Provided records:
* BEGIN *

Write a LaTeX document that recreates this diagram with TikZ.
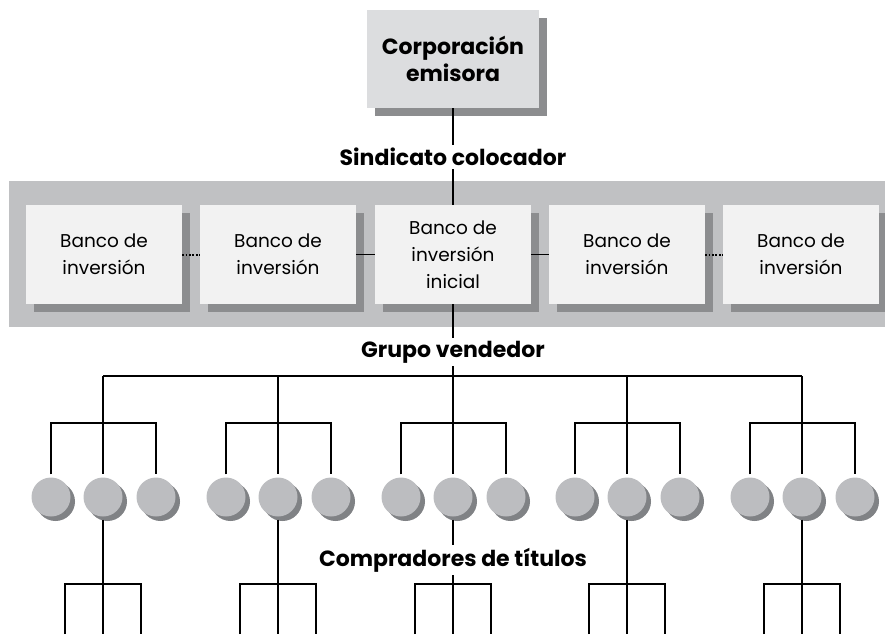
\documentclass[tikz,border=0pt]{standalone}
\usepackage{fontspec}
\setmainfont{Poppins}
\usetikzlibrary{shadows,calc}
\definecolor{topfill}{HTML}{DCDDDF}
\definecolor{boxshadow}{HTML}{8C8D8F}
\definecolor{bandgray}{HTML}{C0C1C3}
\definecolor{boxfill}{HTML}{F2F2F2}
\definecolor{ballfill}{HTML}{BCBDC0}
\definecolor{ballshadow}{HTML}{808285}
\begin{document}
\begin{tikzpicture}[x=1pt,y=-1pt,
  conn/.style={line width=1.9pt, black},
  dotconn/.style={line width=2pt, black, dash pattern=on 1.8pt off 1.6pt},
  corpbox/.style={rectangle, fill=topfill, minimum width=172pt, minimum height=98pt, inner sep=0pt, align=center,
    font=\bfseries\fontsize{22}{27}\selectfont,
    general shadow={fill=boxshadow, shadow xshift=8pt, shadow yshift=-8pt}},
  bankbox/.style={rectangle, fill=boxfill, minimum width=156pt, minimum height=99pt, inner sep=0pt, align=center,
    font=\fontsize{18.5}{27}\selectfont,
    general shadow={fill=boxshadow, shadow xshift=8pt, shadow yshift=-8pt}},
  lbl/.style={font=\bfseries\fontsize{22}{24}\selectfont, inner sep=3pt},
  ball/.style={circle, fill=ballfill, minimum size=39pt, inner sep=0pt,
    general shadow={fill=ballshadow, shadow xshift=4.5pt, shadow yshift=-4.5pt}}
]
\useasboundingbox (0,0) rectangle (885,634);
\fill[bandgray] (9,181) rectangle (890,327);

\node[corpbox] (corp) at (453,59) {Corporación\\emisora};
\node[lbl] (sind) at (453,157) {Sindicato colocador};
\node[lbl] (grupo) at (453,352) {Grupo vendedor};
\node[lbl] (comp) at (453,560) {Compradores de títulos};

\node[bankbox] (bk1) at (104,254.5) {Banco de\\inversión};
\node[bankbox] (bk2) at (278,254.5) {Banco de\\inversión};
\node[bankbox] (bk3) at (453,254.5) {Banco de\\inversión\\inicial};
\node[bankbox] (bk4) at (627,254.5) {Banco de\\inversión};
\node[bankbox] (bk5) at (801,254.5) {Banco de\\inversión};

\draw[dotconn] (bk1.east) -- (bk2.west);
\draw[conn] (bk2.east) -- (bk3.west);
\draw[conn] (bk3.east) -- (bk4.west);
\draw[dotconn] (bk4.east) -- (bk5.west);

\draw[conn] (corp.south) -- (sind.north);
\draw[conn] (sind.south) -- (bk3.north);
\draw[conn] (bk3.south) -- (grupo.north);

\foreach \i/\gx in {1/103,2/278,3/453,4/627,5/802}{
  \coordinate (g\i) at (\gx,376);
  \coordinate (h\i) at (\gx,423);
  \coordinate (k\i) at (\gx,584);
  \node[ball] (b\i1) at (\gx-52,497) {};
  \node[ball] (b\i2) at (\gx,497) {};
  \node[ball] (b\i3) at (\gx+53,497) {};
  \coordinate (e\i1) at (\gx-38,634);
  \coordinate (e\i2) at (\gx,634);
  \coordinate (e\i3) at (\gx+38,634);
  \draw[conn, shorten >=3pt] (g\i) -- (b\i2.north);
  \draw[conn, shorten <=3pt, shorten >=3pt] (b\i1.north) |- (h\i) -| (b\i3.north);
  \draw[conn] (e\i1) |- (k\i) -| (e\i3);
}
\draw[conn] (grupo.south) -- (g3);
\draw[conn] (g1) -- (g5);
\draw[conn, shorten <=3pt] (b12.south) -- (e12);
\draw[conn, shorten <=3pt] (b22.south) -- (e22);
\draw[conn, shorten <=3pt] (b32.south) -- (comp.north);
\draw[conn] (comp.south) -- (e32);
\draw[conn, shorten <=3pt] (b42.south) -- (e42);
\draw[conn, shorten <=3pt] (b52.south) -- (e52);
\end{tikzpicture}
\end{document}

* END *
* BEGIN *

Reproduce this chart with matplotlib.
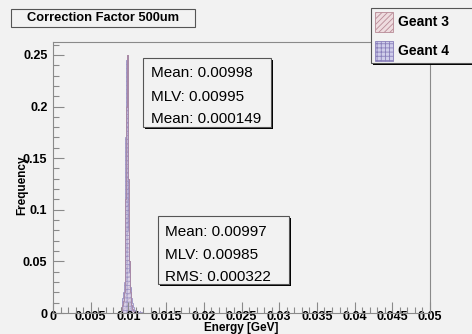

* END *

Objective: Copy out exactly the material that runs from the line with "Write a LaTeX" to the line with "(9,181) rectangle (890,327);", ends included, and leave the pictures behind.

Expected answer:
Write a LaTeX document that recreates this diagram with TikZ.
\documentclass[tikz,border=0pt]{standalone}
\usepackage{fontspec}
\setmainfont{Poppins}
\usetikzlibrary{shadows,calc}
\definecolor{topfill}{HTML}{DCDDDF}
\definecolor{boxshadow}{HTML}{8C8D8F}
\definecolor{bandgray}{HTML}{C0C1C3}
\definecolor{boxfill}{HTML}{F2F2F2}
\definecolor{ballfill}{HTML}{BCBDC0}
\definecolor{ballshadow}{HTML}{808285}
\begin{document}
\begin{tikzpicture}[x=1pt,y=-1pt,
  conn/.style={line width=1.9pt, black},
  dotconn/.style={line width=2pt, black, dash pattern=on 1.8pt off 1.6pt},
  corpbox/.style={rectangle, fill=topfill, minimum width=172pt, minimum height=98pt, inner sep=0pt, align=center,
    font=\bfseries\fontsize{22}{27}\selectfont,
    general shadow={fill=boxshadow, shadow xshift=8pt, shadow yshift=-8pt}},
  bankbox/.style={rectangle, fill=boxfill, minimum width=156pt, minimum height=99pt, inner sep=0pt, align=center,
    font=\fontsize{18.5}{27}\selectfont,
    general shadow={fill=boxshadow, shadow xshift=8pt, shadow yshift=-8pt}},
  lbl/.style={font=\bfseries\fontsize{22}{24}\selectfont, inner sep=3pt},
  ball/.style={circle, fill=ballfill, minimum size=39pt, inner sep=0pt,
    general shadow={fill=ballshadow, shadow xshift=4.5pt, shadow yshift=-4.5pt}}
]
\useasboundingbox (0,0) rectangle (885,634);
\fill[bandgray] (9,181) rectangle (890,327);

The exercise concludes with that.